No Conscience

I’ve uploaded the opinion in New York v. U.S. Dept. of Health and Human Services handed down today by Judge Paul A. Engelmayer of the U.S.D.C. for the Southern District of New York. The case involves challenges to a rule recently promulgated by HHS entitled “Protecting Statutory Conscience Rights in Health Care; Delegations of Authority.” The rule purports to interpret and provide for the implementation of more than 30 statutory provisions that recognize the right of an individual or entity to abstain from participation in medical procedures, programs, services, or research activities on account of a religious or moral objection. Judge Engelmayer vacated the rule in its entirety.

I won’t even begin to pretend that I’ve read all 147 pages of the opinion. But as those who regularly (or even semi-regularly) read my posts here, I find it troublesome when news outlets comment on judicial opinions but fail to provide links to the opinions themselves. This post is my small contribution to making judicial opinions more accessible to the public.

The following passage gives the reader a flavor of what Judge Engelmayer thought of HHS’s arguments:

HHH . . . urges the Court to sever and vacate only the offending provisions of the [] Rule.

The Court has carefully considered HHS’s application to preserve parts of the Rule that are not compromised by legal deficiencies. Had the Court found only narrow parts of the Rule infirm—for example, had the Court held invalid only § 88.7(i)(3)(iv) [of the Rule], the portion of the remedial provision that authorizes termination of the entirety of a recipient’s funding—a remedy tailoring the vacatur to only the problematic provision might well have been viable.

The APA violations that the Court has found, however, are numerous, fundamental, and far-reaching. The Court’s finding that HHS lacked substantive rule-making authority as to three of the five principal Conscience Provisions nullifies the heart of the Rule as to these statutes. The Court’s finding that the agency acted contrary to two major existing laws (Title VII and EMTALA) vitiates substantive definitions in the Rule affecting the health care employment and
emergency contexts. The Court’s finding that HHS failed to give proper notice of the definition it adopted of “discriminate or discrimination” voids that central dimension of the Rule. And the Court’s finding that the Rule was promulgated arbitrarily and capriciously calls into question the validity and integrity of the rulemaking venture itself. Indeed, the Court has found that HHS’s stated justification for undertaking rulemaking in the first place—a purported “significant increase” in civilian complaints relating to the Conscience Provisions—was factually untrue.

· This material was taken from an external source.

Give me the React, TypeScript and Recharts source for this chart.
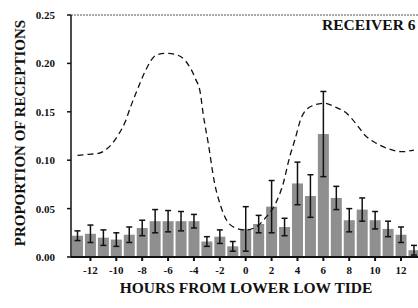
import React from "react";
import { ComposedChart, Bar, Line, XAxis, YAxis, ErrorBar, ReferenceLine } from "recharts";

const hours = [-13, -12, -11, -10, -9, -8, -7, -6, -5, -4, -3, -2, -1, 0, 1, 2, 3, 4, 5, 6, 7, 8, 9, 10, 11, 12, 13];
const proportion = [0.022, 0.024, 0.02, 0.018, 0.023, 0.03, 0.037, 0.037, 0.037, 0.037, 0.016, 0.021, 0.011, 0.029, 0.034, 0.052, 0.031, 0.076, 0.063, 0.127, 0.061, 0.038, 0.049, 0.038, 0.029, 0.023, 0.007];
const stdErr = [0.005, 0.009, 0.008, 0.007, 0.008, 0.008, 0.012, 0.011, 0.01, 0.007, 0.005, 0.007, 0.005, 0.023, 0.009, 0.027, 0.009, 0.022, 0.022, 0.044, 0.012, 0.012, 0.012, 0.009, 0.008, 0.008, 0.005];

const tideHours = [-13, -12.2, -11.4, -10.7, -9.9, -9.3, -8.9, -8.4, -7.8, -6.9, -6.1, -5.3, -4.6, -3.9, -3.5, -3.3, -2.9, -2.4, -2.0, -1.4, -0.7, 0, 0.8, 1.5, 2.3, 2.9, 3.4, 3.8, 4.3, 5.1, 6.1, 6.9, 7.8, 8.6, 9.2, 10.1, 11.0, 12.1, 13.0];
const tideLevel = [0.105, 0.106, 0.107, 0.112, 0.125, 0.14, 0.155, 0.172, 0.191, 0.2087, 0.2104, 0.2087, 0.2017, 0.1846, 0.169, 0.149, 0.118, 0.076, 0.0555, 0.0365, 0.0296, 0.028, 0.031, 0.04, 0.055, 0.076, 0.1036, 0.121, 0.144, 0.156, 0.1588, 0.155, 0.1485, 0.1364, 0.126, 0.1174, 0.112, 0.1088, 0.1105];

const xTicks = [-12, -10, -8, -6, -4, -2, 0, 2, 4, 6, 8, 10, 12];
const yTicks = [0, 0.05, 0.1, 0.15, 0.2, 0.25];

const barData = hours.map((h, i) => ({ h, p: proportion[i], e: stdErr[i] }));
const lineData = tideHours.map((h, i) => ({ h, t: tideLevel[i] }));

const FONT = '"Liberation Serif", "DejaVu Serif", serif';

export default function App() {
  return (
    <div style={{ position: "absolute", left: 0, top: 0, width: 418, height: 308, overflow: "hidden", background: "#fff" }}>
      <ComposedChart width={440} height={308} data={barData} margin={{ top: 15, right: 19.6, bottom: 0, left: 0 }} barCategoryGap={1}>
        <XAxis xAxisId="cat" dataKey="h" type="category" hide height={0} />
        <XAxis
          xAxisId="num"
          dataKey="h"
          type="number"
          domain={[-13.5, 13.5]}
          ticks={xTicks}
          height={51}
          tickSize={4}
          tickMargin={5}
          stroke="#111"
          strokeWidth={2}
          tick={{ fill: "#111", fontSize: 11, fontWeight: "bold", fontFamily: FONT }}
          tickFormatter={(v: number) => (v < 0 ? "-" + Math.abs(v) : String(v))}
        />
        <YAxis
          type="number"
          domain={[0, 0.25]}
          ticks={yTicks}
          width={71}
          tickSize={4}
          tickMargin={12}
          stroke="#111"
          strokeWidth={1.5}
          tick={{ fill: "#111", fontSize: 11, fontWeight: "bold", fontFamily: FONT }}
          tickFormatter={(v: number) => v.toFixed(2)}
        />
        <ReferenceLine xAxisId="num" y={0.25} stroke="#555" strokeDasharray="2 1" strokeWidth={1} />
        <Bar xAxisId="cat" dataKey="p" fill="#8f8f8f" isAnimationActive={false}>
          <ErrorBar dataKey="e" width={3} stroke="#111" strokeWidth={1.5} direction="y" />
        </Bar>
        <Line
          xAxisId="num"
          data={lineData}
          dataKey="t"
          type="monotone"
          stroke="#111"
          strokeWidth={1.3}
          strokeDasharray="6 4"
          dot={false}
          isAnimationActive={false}
        />
      </ComposedChart>
      <div style={{ position: "absolute", left: 246, top: 288, transform: "translate(-50%, -50%)", whiteSpace: "nowrap", fontFamily: FONT, fontWeight: "bold", fontSize: 15.5, color: "#111", lineHeight: 1 }}>
        HOURS FROM LOWER LOW TIDE
      </div>
      <div style={{ position: "absolute", left: 20, top: 133, transform: "translate(-50%, -50%) rotate(-90deg)", whiteSpace: "nowrap", fontFamily: FONT, fontWeight: "bold", fontSize: 15, color: "#111", lineHeight: 1 }}>
        PROPORTION OF RECEPTIONS
      </div>
      <div style={{ position: "absolute", left: 322, top: 17, whiteSpace: "nowrap", fontFamily: FONT, fontWeight: "bold", fontSize: 15.5, color: "#111", lineHeight: 1 }}>
        RECEIVER 6
      </div>
    </div>
  );
}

In these circumstances, a decision to leave standing isolated shards of the Rule that have not been found specifically infirm would ignore the big picture: that the rulemaking exercise here was sufficiently shot through with glaring legal defects as to not justify a search for survivors. And leaving stray non-substantive provisions intact would not serve a useful purpose. As the D.C. Circuit has observed in the course of invalidating a rule in its entirety, here “it is clear that severing all . . . [of the invalid sections] would severely distort the [Agency’s work] and produce a rule strikingly different from” the one HHS promulgated and has fiercely defended in court,
making severance inappropriate.

Slip op. at 141-142 (citations omitted, emphasis added).